Novel density profile for isothermal cores of dark matter halos

TL;DR

This paper introduces a new simple analytic density profile for self-interacting dark matter halos that accurately models isothermal cores, validated by simulations, and useful for studying halo evolution and initial conditions.

Contribution

The paper presents a novel, analytically tractable density profile specifically designed for SIDM halos with isothermal cores, validated against simulations, and applicable across different evolutionary stages.

Findings

The profile accurately fits density and velocity dispersion in SIDM halos.

It performs well from early thermalization to core-collapse phases.

The profile reduces computational needs for simulations.

Abstract

We present a novel analytic density profile for halos in self-interacting dark matter (SIDM) models, which accurately captures the isothermal-core configuration, i.e. where both the density and velocity dispersion profiles exhibit central plateaus in the halo innermost region.
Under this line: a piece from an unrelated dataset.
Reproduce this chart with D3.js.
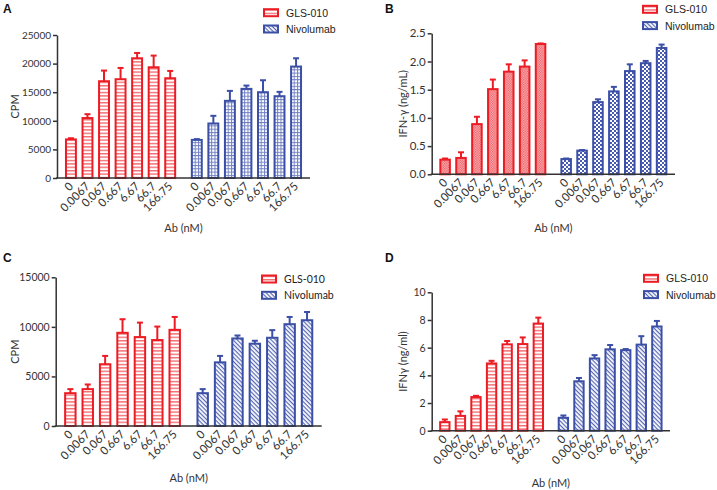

Importantly, the profile retains a simple and tractable functional form. We demonstrate analytically how our density profile satisfies the aforementioned conditions, with comparisons to other contemporary functional choices. We further validate the profile using idealized N-body simulations, showing that it provides excellent representations of both the density and velocity dispersion profiles across a broad range of evolutionary stages, from the early thermalization phase to the late core-collapse regime. As a result of its accuracy and simplicity, the proposed profile offers a robust framework for analyzing halo evolution in a variety of SIDM scenarios. It also holds practical utility in reducing simulation needs and in generating initial conditions for simulations targeting the deep core-collapse regime.